The Mini-MAX was also developed into a high winged version, called the Hi-MAX. The two designs share much in the way of parts and design concept commonality.

==Variants==
- 1030R/F MAX-103
Single seat, 22" wide open cockpit, mid-wing aircraft with the 28 hp Rotax 277(1030R) or the 28 hp Hirth F-33 engine(1030F). First flight 1993, and still in production. Manufacturer claimed construction time 350 hours. 250 completed and flown by 2011.
- 1103F Mini-MAX
Single seat, 24" wide open cockpit, mid-wing aircraft with the 28 hp Rotax 277(1103R) or the 28 hp Hirth F-33 engine(1103F). This model uses the same "Lite Tail" from the 1030F and is otherwise the same aircraft as its 1100R "Big Brother". Still in production. Manufacturer claimed construction time 250-300 hours.

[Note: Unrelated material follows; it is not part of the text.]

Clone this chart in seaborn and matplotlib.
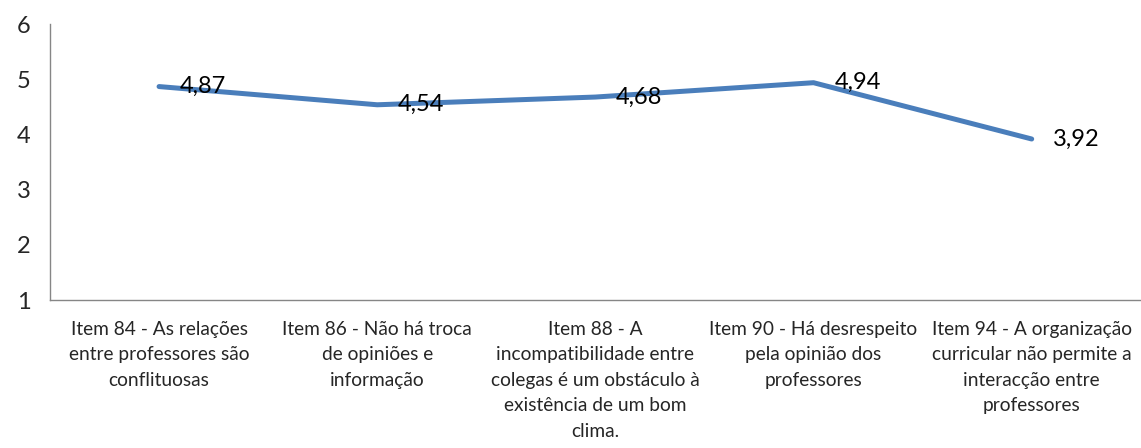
import numpy as np
import pandas as pd
import matplotlib
matplotlib.use("Agg")
import matplotlib.pyplot as plt
from matplotlib.ticker import FixedLocator
import seaborn as sns

items = [
    "Item 84 - As relações\nentre professores são\nconflituosas",
    "Item 86 - Não há troca\nde opiniões e\ninformação",
    "Item 88 - A\nincompatibilidade entre\ncolegas é um obstáculo à\nexistência de um bom\nclima.",
    "Item 90 - Há desrespeito\npela opinião dos\nprofessores",
    "Item 94 - A organização\ncurricular não permite a\ninteracção entre\nprofessores",
]
means = [4.87, 4.54, 4.68, 4.94, 3.92]
y_ticks = [1, 2, 3, 4, 5, 6]

df = pd.DataFrame({"item": items, "mean": means})

sns.set_style("white")
plt.rcParams["font.family"] = ["Lato", "DejaVu Sans"]

fig = plt.figure(figsize=(11.41, 4.48), dpi=100)
ax = fig.add_axes([0.0438, 0.330, 0.956, 0.616])

sns.lineplot(data=df, x="item", y="mean", ax=ax, color="#4A7EBB",
             linewidth=3.6, sort=False, solid_capstyle="round")

# data labels to the right of each point
for i, v in enumerate(df["mean"]):
    ax.annotate(f"{v:.2f}".replace(".", ","), (i, v), xytext=(15, 0),
                textcoords="offset points", ha="left", va="center",
                fontsize=17, color="black")

n = len(items)
ax.set_xlim(-0.5, n - 0.5)
ax.set_ylim(1, 6)
ax.set_yticks(y_ticks)
ax.set_xticks(range(n))
ax.set_xticklabels(items, fontsize=13.8, linespacing=1.6)
ax.xaxis.set_minor_locator(FixedLocator(np.arange(-0.5, n, 1.0)))
ax.tick_params(axis="x", which="major", length=0, pad=15)
ax.tick_params(axis="x", which="minor", length=6, width=1, color="#868686", direction="out")
ax.tick_params(axis="y", length=6, width=1, color="#868686", direction="out",
               labelsize=17, pad=8)
ax.set_xlabel("")
ax.set_ylabel("")

for side in ["top", "right"]:
    ax.spines[side].set_visible(False)
for side in ["left", "bottom"]:
    ax.spines[side].set_color("#868686")
    ax.spines[side].set_linewidth(1)

fig.savefig("out.png", dpi=100, facecolor="white")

- 1100R Mini-MAX (the "ORIGINAL")
Single seat, 24" wide open cockpit, mid-wing aircraft with the 40 hp Rotax 447 engine. First flight 1984, still in production. Manufacturer claimed construction time 250-300 hours. 600 completed and flown by 2011.
- 1200Z Z-MAX
Single seat, 24" wide open cockpit, mid-wing aircraft with the 45 hp Zenoah G-50 engine. First flight 1991, out of production. Manufacturer claimed construction time 350 hours. 124 completed and flown by 2001. As this is a US aircraft the name is pronounced "Zee-Max". This aircraft is still supported by Mini-Max USA and all parts are still produced for it. Plans are still available by request, but it has generally been replaced by the 1500R Sport.
- 1300Z Z-MAX
Single seat, 24" wide enclosed cockpit, mid-wing aircraft with the 45 hp Zenoah G-50 engine. First flight 1990, out of production. Manufacturer claimed construction time 400 hours. 231 completed and flown by 2001. As this is a US aircraft the name is pronounced "Zee-Max". This aircraft is still supported by Mini-Max USA and all parts are still produced for it. Plans are still available by request, but it has generally been replaced by the 1600R Sport.
- 1500R Sport
Single seat, 24" wide open cockpit, mid-wing aircraft with the 40 hp Rotax 447 engine. First flight 1987, still in production. Manufacturer claimed construction time 300-350 hours. 200 completed and flown by 2011.
- 1550V V-MAX
Single seat, 24" wide open cockpit, mid-wing aircraft with the 50 hp Volkswagen air-cooled engine and 26.5 ft wingspan. First flight 1993, still in production. Manufacturer claimed construction time 325-400 hours. 250 completed and flown by 2011.
- 1600R Sport
Single seat, 24" wide enclosed cockpit, mid-wing aircraft with the 40 hp Rotax 447. First flight 1989, still in production. Manufacturer claimed construction time 325-400 hours. 315 completed and flown by 2011.
- 1650R EROS
Single seat, 24" wide enclosed cockpit, mid-wing aircraft with the 50 hp Rotax 503 and 26.5 ft wingspan. Still in production. Manufacturer claimed construction time 325-400 hours. 300 completed and flown by 2011.